→ EXERCISE INSTRUCTIONS
Separate out the lines that hold "this".

→ RECORD SET
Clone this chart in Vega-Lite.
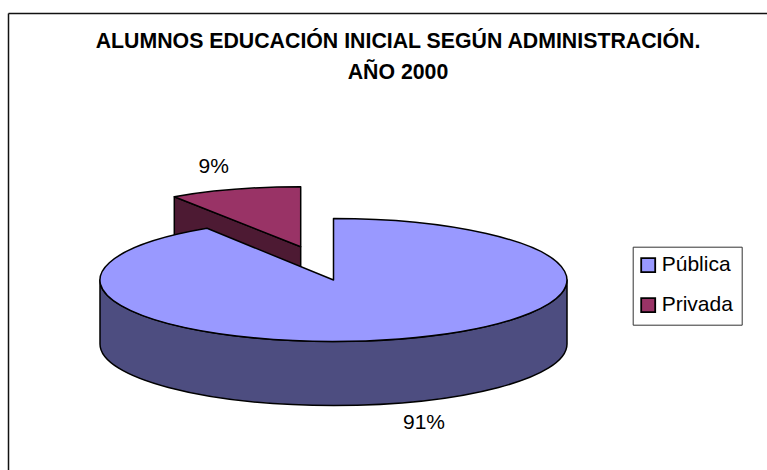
{
"$schema":"https://vega.github.io/schema/vega-lite/v6.json",
"autosize":"none",
"padding":{"left":8,"top":13,"right":0,"bottom":0},
"width":759,"height":457,
"background":"white",
"config":{"view":{"stroke":null},"font":"Liberation Sans"},
"title":{"text":["ALUMNOS EDUCACIÓN INICIAL SEGÚN ADMINISTRACIÓN.","AÑO 2000\u00a0\u00a0"],"font":"Liberation Sans","fontSize":21.3,"fontWeight":"bold","color":"#000","anchor":"middle","frame":"group","dx":10.5,"dy":70,"lineHeight":30.7,"offset":0},
"data":{"values":[
{"Año":"2000","Administración":"Pública","Alumnos":0.91},
{"Año":"2000","Administración":"Privada","Alumnos":0.09}
]},
"encoding":{
"x":{"field":"Año","type":"nominal","axis":{"orient":"top","title":null,"labels":false,"ticks":false,"grid":false,"domain":true,"domainColor":"#111","domainWidth":1.5}},
"y":{"field":"Año","type":"nominal","axis":{"orient":"left","title":null,"labels":false,"ticks":false,"grid":false,"domain":true,"domainColor":"#111","domainWidth":1.5}}
},
"layer":[
{"mark":{"type":"point","filled":true,"opacity":1,"stroke":"#000","strokeWidth":1.5,"strokeJoin":"round","size":4},
"encoding":{
"color":{"field":"Administración","type":"nominal","legend":null,"scale":{"domain":["Privada","Pública"],"range":["#4D1A33","#4D4D80"]}},
"shape":{"field":"Administración","type":"nominal","legend":null,"scale":{"domain":["Privada","Pública"],"range":["M-213.2 -44.8L-86.8 5.2L-86.8 70L-213.2 20Z","M179.5 38.5L179.5 102.5A233.5 61.5 0 0 1 -287.5 102.5L-287.5 38.5A233.5 61.5 0 0 0 179.5 38.5Z"]}}
}},
{"mark":{"type":"point","filled":true,"opacity":1,"stroke":"#000","strokeWidth":1.5,"strokeJoin":"round","size":4},
"encoding":{
"color":{"field":"Administración","type":"nominal","scale":{"domain":["Pública","Privada"],"range":["#9999FF","#993366"]},
"legend":{"title":null,"orient":"none","legendX":624.7,"legendY":233.7,"symbolType":"square","symbolSize":196,"symbolStrokeColor":"#000","symbolStrokeWidth":1.8,"symbolOpacity":1,"symbolOffset":-3,"labelFont":"Liberation Sans","labelFontSize":21,"labelColor":"#000","labelOffset":3,"rowPadding":17,"padding":8,"strokeColor":"#333","fillColor":"white","labelLimit":200,"values":["Pública","Privada"]}},
"shape":{"field":"Administración","type":"nominal","legend":null,"scale":{"domain":["Privada","Pública"],"range":["M-86.8 5.2L-213.2 -44.8A233.5 61.5 0 0 1 -86.8 -54.8Z","M-54 38.5L-54 -23A233.5 61.5 0 1 1 -180.5 -13.2Z"]}}
}},
{"transform":[{"filter":"datum['Administración']==='Pública'"}],
"mark":{"type":"text","font":"Liberation Sans","fontSize":21,"color":"#000","dx":36.5,"dy":181.5,"baseline":"middle","align":"center"},
"encoding":{"text":{"field":"Alumnos","type":"quantitative","format":".0%"}}},
{"transform":[{"filter":"datum['Administración']==='Privada'"}],
"mark":{"type":"text","font":"Liberation Sans","fontSize":21,"color":"#000","dx":-173.8,"dy":-75,"baseline":"middle","align":"center"},
"encoding":{"text":{"field":"Alumnos","type":"quantitative","format":".0%"}}}
],
"resolve":{"scale":{"color":"independent","shape":"independent"}}
}
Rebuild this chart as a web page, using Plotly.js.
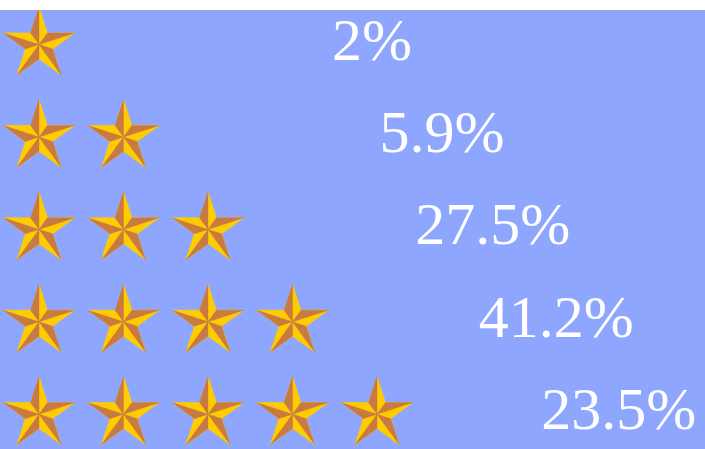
<!DOCTYPE html>
<html>
<head>
<meta charset="utf-8">
<script src="https://cdn.plot.ly/plotly-3.0.1.min.js"></script>
<style>html,body{margin:0;padding:0;background:#fff;}#chart{width:705px;height:449px;}</style>
</head>
<body>
<div id="chart"></div>
<script>
// ---- data ----
const ratings = [1, 2, 3, 4, 5];            // number of stars per row
const percents = [2, 5.9, 27.5, 41.2, 23.5]; // share of each rating
const labels = percents.map(p => p + '%');
const labelX = [4.94, 5.77, 6.37, 7.12, 7.86]; // label anchor, in star-slot units

// ---- style / geometry ----
const W = 705, H = 449, TOP = 10;
const pxX = 84.5;   // px per star slot
const pxY = 92.4;   // px per row
const xr = [1 - 39 / pxX, 1 + (W - 39) / pxX];
const yr = [1 + (H - 44.6) / pxY, 1 - (44.6 - TOP) / pxY];
const R = 37.6, rIn = R * 0.381966;
const GOLD = '#ffcc00', BROWN = '#c87a40', BG = '#8fa6fe';

function pt(cx, cy, ang, rad) {
  const a = ang * Math.PI / 180;
  return [cx + rad * Math.cos(a) / pxX, cy - rad * Math.sin(a) / pxY];
}

const goldX = [], goldY = [], brX = [], brY = [];
ratings.forEach((n, row) => {
  const cy = row + 1;
  for (let k = 1; k <= n; k++) {
    const cx = k;
    // full star outline (gold)
    for (let i = 0; i < 10; i++) {
      const ang = 90 - 36 * i;
      const p = pt(cx, cy, ang, i % 2 === 0 ? R : rIn);
      goldX.push(p[0]); goldY.push(p[1]);
    }
    goldX.push(null); goldY.push(null);
    // brown half of each point
    for (let i = 0; i < 5; i++) {
      const tip = 90 - 72 * i;
      const c = [cx, cy], a = pt(cx, cy, tip + 36, rIn), b = pt(cx, cy, tip, R);
      brX.push(c[0], a[0], b[0], c[0], null);
      brY.push(c[1], a[1], b[1], c[1], null);
    }
  }
});

const traces = [
  {x: goldX, y: goldY, type: 'scatter', mode: 'lines', fill: 'toself', fillcolor: GOLD,
   line: {width: 0.6, color: GOLD}, hoverinfo: 'skip', showlegend: false},
  {x: brX, y: brY, type: 'scatter', mode: 'lines', fill: 'toself', fillcolor: BROWN,
   line: {width: 0.4, color: BROWN}, hoverinfo: 'skip', showlegend: false},
  {x: labelX, y: ratings, type: 'scatter', mode: 'text', text: labels,
   textposition: 'middle center',
   textfont: {family: 'Liberation Serif, serif', size: 60, color: '#ffffff'},
   hoverinfo: 'skip', showlegend: false}
];

const layout = {
  width: W, height: H,
  margin: {l: 0, r: 0, t: TOP, b: 0, pad: 0},
  paper_bgcolor: '#ffffff', plot_bgcolor: BG,
  xaxis: {range: xr, visible: false, fixedrange: true},
  yaxis: {range: yr, visible: false, fixedrange: true},
  showlegend: false
};

Plotly.newPlot('chart', traces, layout, {displayModeBar: false, staticPlot: true});
</script>
</body>
</html>
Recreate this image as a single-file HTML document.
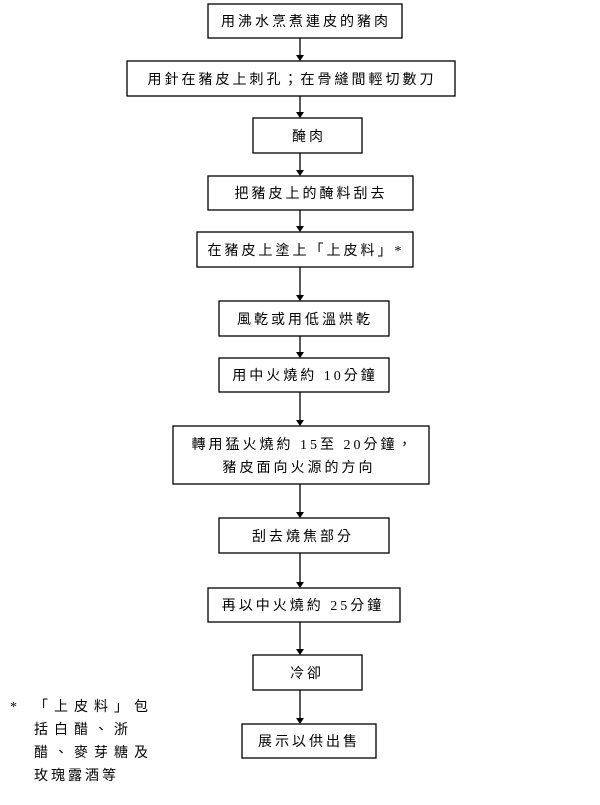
<!DOCTYPE html>
<html><head><meta charset="utf-8"><style>
body{margin:0;background:#fff;width:600px;height:800px;overflow:hidden}
svg text{font-family:"Liberation Serif","Noto Sans CJK TC",sans-serif;font-size:14px;fill:#000;letter-spacing:3px}
</style></head><body>
<svg width="600" height="800" viewBox="0 0 600 800" xmlns="http://www.w3.org/2000/svg">
<g fill="#fff" stroke="#000" stroke-width="1.3">
<rect x="208" y="4" width="194" height="34"/>
<rect x="127" y="61" width="328" height="35"/>
<rect x="253" y="118" width="109" height="35"/>
<rect x="208" y="176" width="205" height="34"/>
<rect x="197" y="232" width="216" height="35"/>
<rect x="219" y="301" width="170" height="35"/>
<rect x="219" y="358" width="170" height="34"/>
<rect x="173" y="426" width="256" height="58"/>
<rect x="219" y="518" width="170" height="35"/>
<rect x="208" y="588" width="192" height="34"/>
<rect x="253" y="655" width="109" height="35"/>
<rect x="242" y="724" width="134" height="34"/>
</g>
<g stroke="#000" stroke-width="1.3">
<line x1="300" y1="38" x2="300" y2="55"/>
<line x1="300" y1="96" x2="300" y2="112"/>
<line x1="300" y1="153" x2="300" y2="170"/>
<line x1="300" y1="210" x2="300" y2="226"/>
<line x1="300" y1="267" x2="300" y2="295"/>
<line x1="300" y1="336" x2="300" y2="352"/>
<line x1="300" y1="392" x2="300" y2="420"/>
<line x1="300" y1="484" x2="300" y2="512"/>
<line x1="300" y1="553" x2="300" y2="582"/>
<line x1="300" y1="622" x2="300" y2="649"/>
<line x1="300" y1="690" x2="300" y2="718"/>
</g>
<g fill="#000">
<polygon points="296,55 304,55 300,61"/>
<polygon points="296,112 304,112 300,118"/>
<polygon points="296,170 304,170 300,176"/>
<polygon points="296,226 304,226 300,232"/>
<polygon points="296,295 304,295 300,301"/>
<polygon points="296,352 304,352 300,358"/>
<polygon points="296,420 304,420 300,426"/>
<polygon points="296,512 304,512 300,518"/>
<polygon points="296,582 304,582 300,588"/>
<polygon points="296,649 304,649 300,655"/>
<polygon points="296,718 304,718 300,724"/>
</g>
<g text-anchor="middle">
<text x="306" y="26">用沸水烹煮連皮的豬肉</text>
<text x="292" y="84">用針在豬皮上刺孔；在骨縫間輕切數刀</text>
<text x="309" y="141">醃肉</text>
<text x="311" y="198">把豬皮上的醃料刮去</text>
<text x="306" y="255">在豬皮上塗上「上皮料」*</text>
<text x="305" y="324">風乾或用低溫烘乾</text>
<text x="305" y="380">用中火燒約 10分鐘</text>
<text x="303" y="449">轉用猛火燒約 15至 20分鐘，</text>
<text x="299" y="472">豬皮面向火源的方向</text>
<text x="303" y="541">刮去燒焦部分</text>
<text x="303" y="610">再以中火燒約 25分鐘</text>
<text x="307" y="678">冷卻</text>
<text x="309" y="746">展示以供出售</text>
</g>
<text x="10" y="711">*</text>
<text x="34" y="711" style="letter-spacing:6px">「上皮料」包</text>
<text x="34" y="734" style="letter-spacing:6px">括白醋、浙</text>
<text x="34" y="757" style="letter-spacing:6px">醋、麥芽糖及</text>
<text x="34" y="780" style="letter-spacing:3px">玫瑰露酒等</text>
</svg>
</body></html>
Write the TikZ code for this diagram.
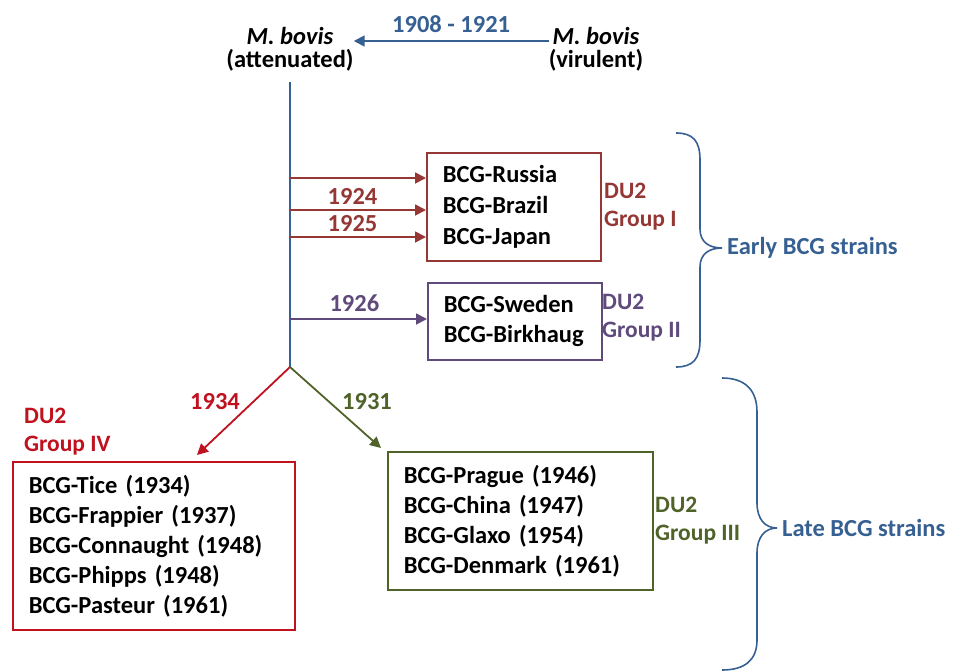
\documentclass[tikz,border=0pt]{standalone}
\usepackage{fontspec}
\setmainfont{Carlito}
\usetikzlibrary{arrows.meta,positioning}
\definecolor{bovisblue}{HTML}{376092}
\definecolor{grpIred}{HTML}{953735}
\definecolor{grpIIpurple}{HTML}{604A7B}
\definecolor{grpIIIgreen}{HTML}{4F6228}
\definecolor{grpIVred}{HTML}{C0111F}
\begin{document}
\begin{tikzpicture}[x=1pt, y=-1pt,
        every node/.style={font=\bfseries\fontsize{24.5}{30}\selectfont, inner sep=0pt},
        strainbox/.style={draw, line width=1.7pt, anchor=north west, align=left, inner xsep=16pt},
        dulabel/.style={anchor=west, align=left, font=\bfseries\fontsize{23.5}{28}\selectfont},
        branch/.style={line width=1.8pt, -{Triangle[length=11pt,width=11pt]}},
        curly/.style={line width=1.6pt, bovisblue},
        ]
        \useasboundingbox (0,0) rectangle (964,672);

        % Nodes
        \node[align=center, font=\bfseries\fontsize{24.5}{23}\selectfont] (att) at (290,49) {\textit{M. bovis}\\(attenuated)};
        \node[align=center, font=\bfseries\fontsize{24.5}{23}\selectfont] (vir) at (596,49) {\textit{M. bovis}\\(virulent)};
        \draw[branch, bovisblue] ([yshift=8pt]vir.west) -- ([yshift=8pt]att.east)
            node[midway, above=7pt, text=bovisblue] (yrs) {1908 - 1921};

        % the trunk
        \coordinate (top) at (290,82);
        \coordinate (fork) at (290,367);
        \draw[line width=1.6pt, bovisblue] (top) -- (fork);
        \coordinate (t1) at (290,178);
        \coordinate (t2) at (290,210);
        \coordinate (t3) at (290,237);
        \coordinate (t4) at (290,319);

        % Early strains
        \node[strainbox, draw=grpIred, text width=142pt, minimum height=108pt,
            font=\bfseries\fontsize{24.5}{31}\selectfont] (grpI) at (426,152)
            {BCG-Russia\\BCG-Brazil\\BCG-Japan};
        \node[strainbox, draw=grpIIpurple, text width=142pt, minimum height=77pt] (grpII) at (427,282)
            {BCG-Sweden\\BCG-Birkhaug};
        \node[dulabel, text=grpIred] (duI) at (604,207) {DU2\\Group I};
        \node[dulabel, text=grpIIpurple] (duII) at (602,318) {DU2\\Group II};

        \draw[branch, grpIred] (t1) -- (grpI.west |- t1);
        \draw[branch, grpIred] (t2) -- (grpI.west |- t2) node[pos=0.46, above=5pt, text=grpIred] (y24) {1924};
        \draw[branch, grpIred] (t3) -- (grpI.west |- t3) node[pos=0.46, above=4pt, text=grpIred] (y25) {1925};
        \draw[branch, grpIIpurple] (t4) -- (grpII.west |- t4) node[pos=0.47, above=6pt, text=grpIIpurple] (y26) {1926};

        % Late strains
        \node[strainbox, draw=grpIVred, text width=250pt, minimum height=168pt] (grpIV) at (12,461)
            {BCG-Tice (1934)\\BCG-Frappier (1937)\\BCG-Connaught (1948)\\BCG-Phipps (1948)\\BCG-Pasteur (1961)};
        \node[strainbox, draw=grpIIIgreen, text width=233pt, minimum height=138pt] (grpIII) at (387,451)
            {BCG-Prague (1946)\\BCG-China (1947)\\BCG-Glaxo (1954)\\BCG-Denmark (1961)};
        \node[dulabel, text=grpIVred] (duIV) at (24,432) {DU2\\Group IV};
        \node[dulabel, text=grpIIIgreen] (duIII) at (655,521) {DU2\\Group III};

        \coordinate (toIV) at (197,455);
        \coordinate (toIII) at (381,448);
        \draw[branch, grpIVred] (fork) -- (toIV);
        \draw[branch, grpIIIgreen] (fork) -- (toIII);
        \node[text=grpIVred] (y34) at (215,402) {1934};
        \node[text=grpIIIgreen] (y31) at (367,402) {1931};

        % Braces
        \draw[curly] (676,133) .. controls (693,133) and (700,141) .. (700,160) -- (700,229)
            .. controls (700,242) and (709,248) .. (722,248) .. controls (709,248) and (700,254) .. (700,267)
            -- (700,340) .. controls (700,359) and (693,367) .. (676,367);
        \draw[curly] (722,378) .. controls (745,378) and (757,390) .. (757,412) -- (757,503)
            .. controls (757,519) and (765,528) .. (777,528) .. controls (765,528) and (757,537) .. (757,553)
            -- (757,640) .. controls (757,660) and (745,670) .. (722,670);
        \node[anchor=west, text=bovisblue] (early) at (727,248) {Early BCG strains};
        \node[anchor=west, text=bovisblue] (late) at (782,528) {Late BCG strains};
    \end{tikzpicture}
\end{document}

→ FULL OUTPUT
Clone this chart in Vega-Lite.
Rebuild this chart as a web page, using Plotly.js.
Recreate this image as a single-file HTML document.
Write the TikZ code for this diagram.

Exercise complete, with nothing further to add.